Sem contar o esquema de produção de “A mulher invisível”. Ter um programa na televisão coproduzido por terceiros (Leia-se produtoras, outras emissoras, etc.; neste caso, tanto a Rede Globo quanto a Conspiração Filmes dividem a realização do projeto.) garante uma maior flexibilidade de tratamento do texto, temas, inserção de novos talentos e maior (e melhor) gerenciamento de custos e lucros. Mas, se analisarmos a ficha técnica da série, veremos que não há quase nada de novo por ali: os roteiristas já trabalham (ou trabalharam) para a Rede Globo, os atores idem (com exceção dos ótimos Álamo Facó e Deborah Wood), diretores e outros profissionais também. Ao invés de se aproveitar a oportunidade de arejar o gênero, escolheu-se continuar com os mesmos profissionais, com seus vícios de anos, com sua “patota” enferrujada.

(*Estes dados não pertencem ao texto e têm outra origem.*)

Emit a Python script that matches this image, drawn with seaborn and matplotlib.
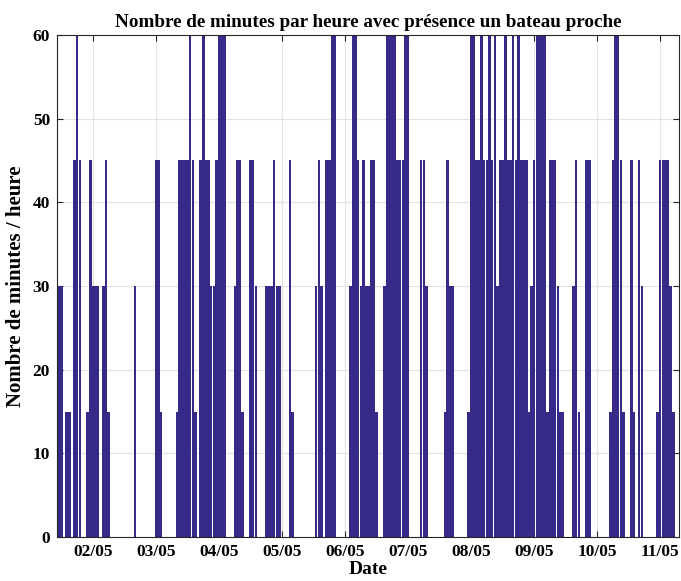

No final de toda esta panorâmica por sobre as séries e minisséries citadas, falta ainda ressaltar um ponto. Se o diálogo entre cinema e TV (estabelecido aqui através de transposições de filmes em programas de TV) pode gerar um avanço para as duas mídias, e se este “crescendo” não aconteceu por inúmeras falhas (a principal delas, a repetição), então qual é a vantagem deste processo todo? Rapidamente, a resposta salta aos nossos olhos e nos ruboriza tal nossa ingenuidade sobre as verdadeiras causas: o garantido retorno financeiro de uma ideia já testada e aprovada pelo público, como já disse no primeiro parágrafo. Emissora de televisão é uma empresa como outra qualquer e todas elas têm por objetivo o lucro. Entretanto, a televisão brasileira permitia-se correr riscos, desvendar searas, apostar alto, em nome da combinação qualidade + audiência = prestígio e faturamento. Hoje, opta-se por projetos seguros, lucros garantidos. A TV brasileira não foi feita assim nos últimos sessenta anos. Por que devemos nos acostumar com isto agora?